• _Your instructions_: Write the lines out again, from the top of the material to the line containing "years = np.arange(1850, 2001)", pictures excluded.

◇ ◇ ◇

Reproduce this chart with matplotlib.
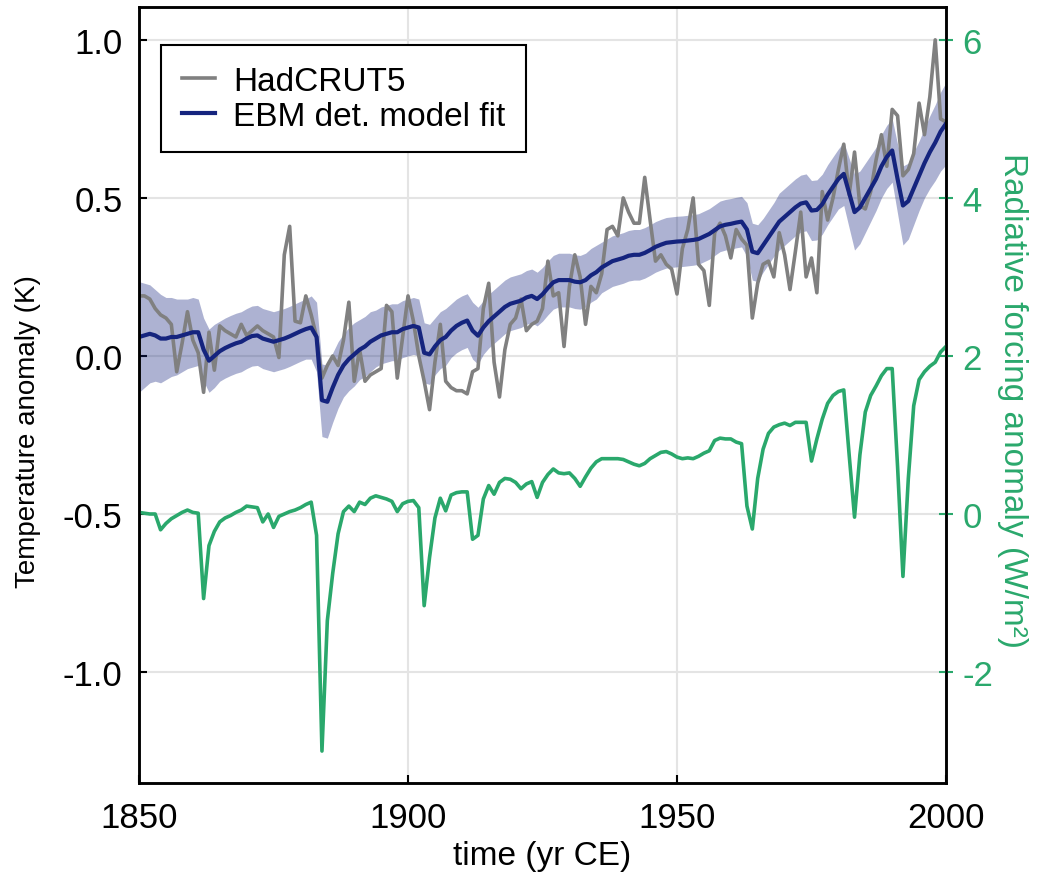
import numpy as np
import matplotlib
matplotlib.use('Agg')
import matplotlib.pyplot as plt

plt.rcParams['font.family'] = ['Liberation Sans', 'DejaVu Sans']
plt.rcParams['axes.unicode_minus'] = False

years = np.arange(1850, 2001)

# HadCRUT5 annual anomaly (K)
hadcrut5 = [
    0.19, 0.19, 0.18, 0.15, 0.13, 0.12, 0.10, -0.05, 0.04, 0.14,      # 1850s
    0.05, 0.01, -0.115, 0.075, -0.045, 0.095, 0.08, 0.07, 0.06, 0.10,  # 1860s
    0.065, 0.08, 0.095, 0.08, 0.07, 0.06, -0.005, 0.32, 0.41, 0.11,   # 1870s
    0.105, 0.19, 0.13, 0.06, -0.07, -0.03, 0.0, -0.03, 0.05, 0.17,    # 1880s
    -0.08, 0.02, -0.08, -0.06, -0.05, -0.04, 0.16, 0.14, -0.07, 0.06, # 1890s
    0.19, 0.11, 0.0, -0.08, -0.17, -0.02, 0.10, -0.08, -0.10, -0.11,  # 1900s
    -0.11, -0.12, -0.05, -0.04, 0.15, 0.23, -0.02, -0.13, 0.02, 0.10, # 1910s
    0.12, 0.18, 0.08, 0.10, 0.11, 0.15, 0.30, 0.19, 0.20, 0.03,       # 1920s
    0.22, 0.32, 0.25, 0.10, 0.22, 0.20, 0.26, 0.40, 0.41, 0.38,       # 1930s
    0.50, 0.455, 0.42, 0.42, 0.565, 0.43, 0.30, 0.32, 0.29, 0.275,    # 1940s
    0.196, 0.34, 0.40, 0.50, 0.29, 0.27, 0.16, 0.39, 0.42, 0.38,      # 1950s
    0.31, 0.40, 0.37, 0.35, 0.12, 0.23, 0.29, 0.30, 0.25, 0.39,       # 1960s
    0.32, 0.21, 0.33, 0.455, 0.25, 0.31, 0.20, 0.52, 0.43, 0.50,      # 1970s
    0.59, 0.67, 0.51, 0.645, 0.476, 0.465, 0.52, 0.62, 0.70, 0.60,    # 1980s
    0.78, 0.76, 0.57, 0.59, 0.64, 0.80, 0.70, 0.82, 1.00, 0.75,       # 1990s
    0.74,                                                              # 2000
]

# EBM deterministic model fit (K)
ebm_fit = [
    0.06, 0.065, 0.07, 0.065, 0.055, 0.055, 0.06, 0.06, 0.065, 0.07,
    0.075, 0.075, 0.02, -0.015, 0.0, 0.015, 0.025, 0.033, 0.04, 0.045,
    0.055, 0.063, 0.065, 0.055, 0.05, 0.045, 0.05, 0.055, 0.062, 0.07,
    0.078, 0.085, 0.09, 0.06, -0.14, -0.145, -0.10, -0.06, -0.03, -0.01,
    0.005, 0.02, 0.03, 0.045, 0.055, 0.065, 0.07, 0.075, 0.075, 0.085,
    0.09, 0.095, 0.09, 0.01, 0.005, 0.03, 0.05, 0.06, 0.08, 0.095,
    0.105, 0.112, 0.08, 0.064, 0.09, 0.11, 0.125, 0.14, 0.155, 0.165,
    0.17, 0.175, 0.185, 0.19, 0.18, 0.195, 0.215, 0.233, 0.24, 0.24,
    0.24, 0.235, 0.233, 0.24, 0.255, 0.265, 0.28, 0.29, 0.30, 0.305,
    0.31, 0.317, 0.32, 0.32, 0.326, 0.335, 0.345, 0.352, 0.358, 0.36,
    0.362, 0.363, 0.365, 0.367, 0.37, 0.378, 0.386, 0.398, 0.41, 0.415,
    0.418, 0.422, 0.425, 0.40, 0.33, 0.325, 0.35, 0.375, 0.40, 0.425,
    0.44, 0.455, 0.47, 0.482, 0.486, 0.46, 0.462, 0.48, 0.51, 0.535,
    0.56, 0.576, 0.515, 0.455, 0.47, 0.50, 0.53, 0.56, 0.60, 0.63,
    0.65, 0.56, 0.476, 0.49, 0.53, 0.57, 0.61, 0.645, 0.675, 0.71,
    0.735,
]

# half width of the shaded uncertainty band (K)
ebm_band = [
    0.175, 0.165, 0.155, 0.145, 0.14, 0.13, 0.125, 0.12, 0.115, 0.11,
    0.11, 0.105, 0.10, 0.10, 0.10, 0.095, 0.095, 0.095, 0.095, 0.095,
    0.095, 0.095, 0.095, 0.095, 0.095, 0.095, 0.095, 0.095, 0.095, 0.095,
    0.095, 0.095, 0.10, 0.11, 0.115, 0.115, 0.11, 0.105, 0.10, 0.10,
    0.10, 0.095, 0.095, 0.095, 0.09, 0.09, 0.09, 0.09, 0.09, 0.09,
    0.09, 0.09, 0.09, 0.095, 0.095, 0.09, 0.09, 0.09, 0.085, 0.085,
    0.085, 0.085, 0.09, 0.09, 0.085, 0.085, 0.085, 0.085, 0.085, 0.085,
    0.085, 0.085, 0.085, 0.085, 0.085, 0.085, 0.085, 0.085, 0.085, 0.085,
    0.085, 0.085, 0.085, 0.085, 0.085, 0.085, 0.08, 0.08, 0.08, 0.08,
    0.08, 0.08, 0.08, 0.08, 0.08, 0.08, 0.08, 0.08, 0.08, 0.08,
    0.08, 0.08, 0.08, 0.08, 0.08, 0.08, 0.08, 0.08, 0.08, 0.08,
    0.08, 0.08, 0.08, 0.085, 0.09, 0.09, 0.085, 0.085, 0.085, 0.09,
    0.09, 0.09, 0.09, 0.09, 0.09, 0.095, 0.095, 0.095, 0.095, 0.095,
    0.095, 0.10, 0.11, 0.12, 0.115, 0.11, 0.105, 0.10, 0.10, 0.10,
    0.10, 0.11, 0.125, 0.12, 0.115, 0.11, 0.11, 0.115, 0.12, 0.125,
    0.13,
]

# radiative forcing anomaly (W/m2), right axis
forcing = [
    0.02, 0.01, 0.0, 0.0, -0.20, -0.12, -0.06, -0.02, 0.02, 0.05,
    0.02, 0.01, -1.07, -0.40, -0.22, -0.10, -0.05, -0.02, 0.02, 0.05,
    0.10, 0.09, 0.08, -0.10, 0.0, -0.17, -0.03, 0.0, 0.03, 0.05,
    0.08, 0.12, 0.15, -0.27, -3.0, -1.35, -0.75, -0.25, 0.03, 0.10,
    0.03, 0.15, 0.12, 0.20, 0.23, 0.21, 0.19, 0.16, 0.03, 0.13,
    0.16, 0.17, 0.08, -1.16, -0.55, -0.05, 0.20, 0.04, 0.24, 0.27,
    0.28, 0.28, -0.32, -0.27, 0.19, 0.36, 0.25, 0.40, 0.45, 0.44,
    0.40, 0.32, 0.38, 0.41, 0.21, 0.40, 0.50, 0.57, 0.52, 0.51,
    0.52, 0.45, 0.35, 0.47, 0.58, 0.66, 0.70, 0.70, 0.70, 0.70,
    0.69, 0.66, 0.63, 0.61, 0.64, 0.70, 0.74, 0.78, 0.79, 0.76,
    0.72, 0.70, 0.71, 0.70, 0.73, 0.77, 0.80, 0.93, 0.96, 0.95,
    0.95, 0.91, 0.89, 0.10, -0.19, 0.45, 0.82, 1.02, 1.10, 1.13,
    1.15, 1.12, 1.16, 1.16, 1.16, 0.67, 0.95, 1.20, 1.40, 1.50,
    1.55, 1.57, 0.75, -0.04, 0.75, 1.29, 1.50, 1.62, 1.75, 1.84,
    1.84, 0.60, -0.79, 0.45, 1.37, 1.70, 1.80, 1.87, 1.92, 2.05,
    2.12,
]

GRAY = '#808080'
NAVY = '#15247e'
GREEN = '#2aa86c'

fig = plt.figure(figsize=(10.4, 8.79), dpi=100)
ax = fig.add_axes([0.1337, 0.1081, 0.7759, 0.8828])
ax2 = ax.twinx()

fit = np.array(ebm_fit)
hw = np.array(ebm_band)
ax.fill_between(years, fit - hw, fit + hw, color=NAVY, alpha=0.35, lw=0)
ax.plot(years, hadcrut5, color=GRAY, lw=2.6, label='HadCRUT5')
ax.plot(years, ebm_fit, color=NAVY, lw=3.0, label='EBM det. model fit')
ax2.plot(years, forcing, color=GREEN, lw=2.6)

ax.set_xlim(1850, 2000)
ax.set_ylim(-1.351, 1.104)
ax2.set_ylim(-3.404, 6.416)

ax.set_xticks([1850, 1900, 1950, 2000])
ax.set_yticks([-1.0, -0.5, 0.0, 0.5, 1.0])
ax.set_yticklabels(['-1.0', '-0.5', '0.0', '0.5', '1.0'])
ax2.set_yticks([-2, 0, 2, 4, 6])

ax.grid(True, color='#e4e4e4', lw=1.5)
ax.set_axisbelow(True)

ax.tick_params(axis='both', direction='in', length=6, width=1.5,
               labelsize=25, right=False, top=False)
ax.tick_params(axis='x', pad=13)
ax.tick_params(axis='y', pad=12)
ax2.tick_params(axis='y', direction='inout', length=10, width=1.5,
                colors=GREEN, labelsize=25, pad=7)

for a in (ax, ax2):
    for s in a.spines.values():
        s.set_linewidth(1.8)
        s.set_color('black')

ax.set_xlabel('time (yr CE)', fontsize=24, labelpad=4)
ax.set_ylabel('Temperature anomaly (K)', fontsize=20, va='center', ha='center')
ax.yaxis.set_label_coords(-0.1375, 0.4536)
ax2.set_ylabel('Radiative forcing anomaly (W/m²)', fontsize=24, color=GREEN,
               rotation=270, va='center', ha='center')
ax2.yaxis.set_label_coords(1.083, 0.4948)

leg = ax.legend(loc='upper left', bbox_to_anchor=(0.027, 0.951),
                fontsize=24, frameon=True, fancybox=False, framealpha=1,
                edgecolor='black', borderpad=0.62, labelspacing=0.12,
                handlelength=1.0, handletextpad=0.55, borderaxespad=0)
leg.get_frame().set_linewidth(1.5)

fig.savefig('out.png', dpi=100)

◇ ◇ ◇

• _Task solution_:
Reproduce this chart with matplotlib.
import numpy as np
import matplotlib
matplotlib.use('Agg')
import matplotlib.pyplot as plt

plt.rcParams['font.family'] = ['Liberation Sans', 'DejaVu Sans']
plt.rcParams['axes.unicode_minus'] = False

years = np.arange(1850, 2001)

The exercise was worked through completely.